Road To Community
In 2012, I participated in a monthly sampler group at one of the quilt shops in Utica. I kept up with the block piecing during the course of the sampler, but they’ve been languishing in a box ever since. I lost track of both the number of times I’ve sketched layouts for the twelve blocks and the layouts I liked, so the blocks sat unset and out of mind. Then, a need to carve out sewing time amidst wedding planning grew, culminating in a strike of inspiration for a simple layout for these blocks. So, out they came!
The theme of the sampler was “Road Trip”, with each block name corresponding to a place in the United States. I described each of the blocks in quarterly installments as I was working through them: Road to California, Cheyenne, and Baton Rouge; Road to Oklahoma City, Philadelphia Pavement, and Alabama; Kansas Star, Chicago Pavements, and Union Square; and Connecticut, State of Georgia, and Road to the White House.
Although the layout eluded me, I knew I wanted to riff off the idea of road trips and asphalt. I gathered additional fabric for the quilt as I traveled that year, picking up the grey texture from Downtown (Windham Fabrics) along with white and yellow batiks to fit the road markings and asphalt idea. I realized later that there wasn’t nearly enough of the grey texture, so I purchased a length of Crackle (also Windham Fabrics).
The final layout mixes those two grays and a third mottled gray fat quarter from my stash in an arbitrary arrangement pieced to get the lengths needed from the fabric I had on hand. The chunks of different shades remind me of the patched roads in central Missouri that I spent so many hours on during summers of my childhood. While some kids played the “don’t step on the black tiles of checkerboard floors” game, I played the “don’t let my feet touch the floorboard over the clay-red road sections” game to amuse myself when the four of us were packed in the back seat of a Honda Prelude en route from Kansas City to the Lake of the Ozarks.

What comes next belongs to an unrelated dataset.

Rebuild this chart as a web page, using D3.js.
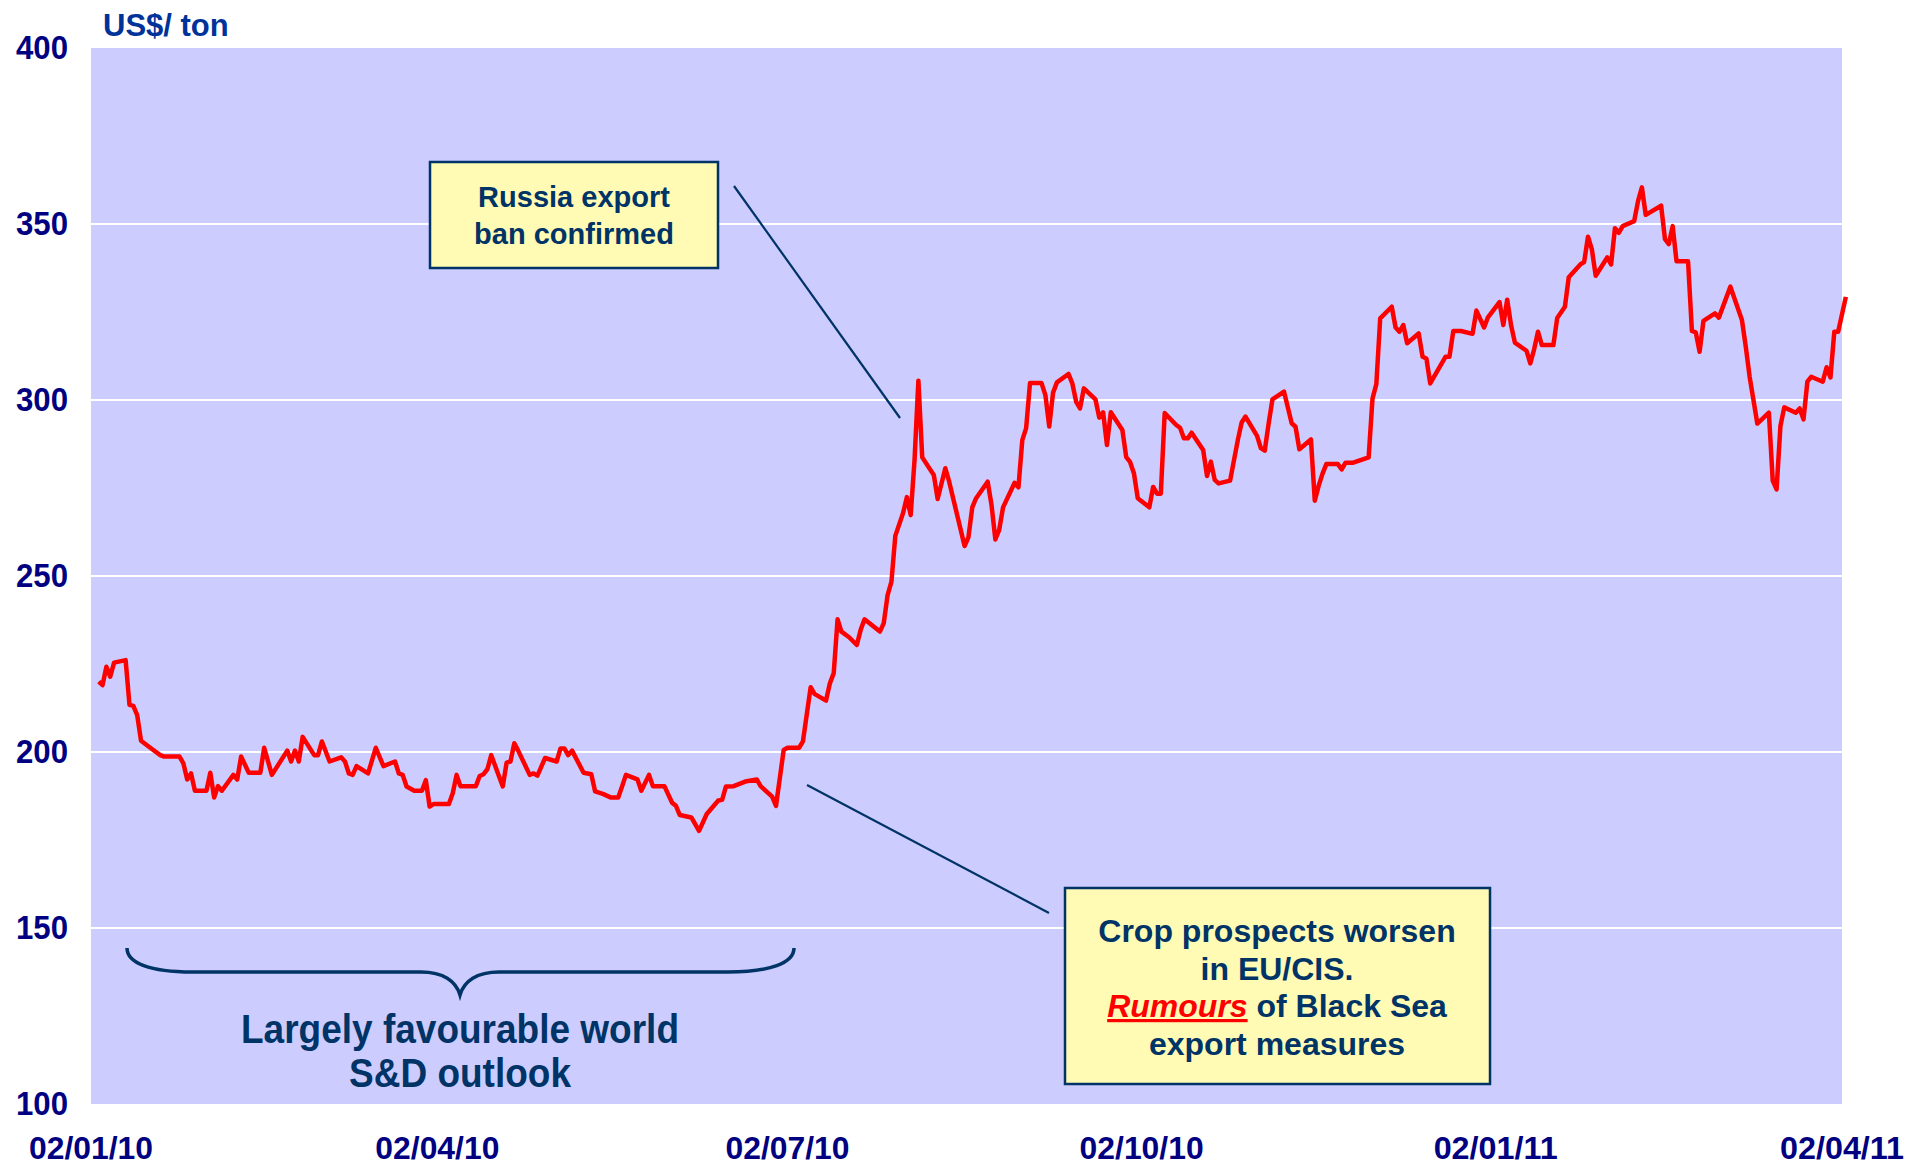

It took another few months before I had a chance to quilt it. The quilting is a mix of stitch in the ditch and free motion. I took inspiration from rumble strips for the road markings, tire tracks in the open spaces, some filler “cracks”, and free-motioned lines to fill in the rest of the space. The blocks are stitched in the ditch to not obscure the colors with the dark gray quilting thread (don’t look closely at my attempts to free motion stitch in the ditch with contrast thread, please!). Fairfield Quilters 80/20 batting provided a good quilting surface (and was the only thing I had to go out and purchase in 2014 to complete the quilt).
The backing started life as an XL twin duvet cover that I bought on clearance at Target a few years ago. I was disappointed when I unpackaged it and found that it had a gray back rather than the print on both sides. Even with the accompanying sham, there wasn’t enough printed fabric to piece the full back, so I left one of the seams in the duvet and called it good enough. Its origin seems quite fitting to the theme considering that I now have to road trip to shop there (oh how I miss thee, my clean, organized, red and white homie). Of course, the print fits too, considering the reliance on cassette tapes if one planned to have any music on those central MO trips.
It’s bound in a white batik that I bought intending to use in one of the other possible top layouts. I tried a new method of machine binding (sew to back, flip to front, secure), and am insanely happy with how it turned out. It’s almost perfect.
The final piece was a custom label I designed as we worked on the blocks and printed on one of my Spoonflower label orders last year. Throughout the course of the sampler, I found the community of quilters in Utica that I was so sad to leave. I hope I can find one here in Burlington soon. Just don’t tell them that the duvet cover backing is polyester (another thing I didn’t realize when I purchased it). That should stay our little secret.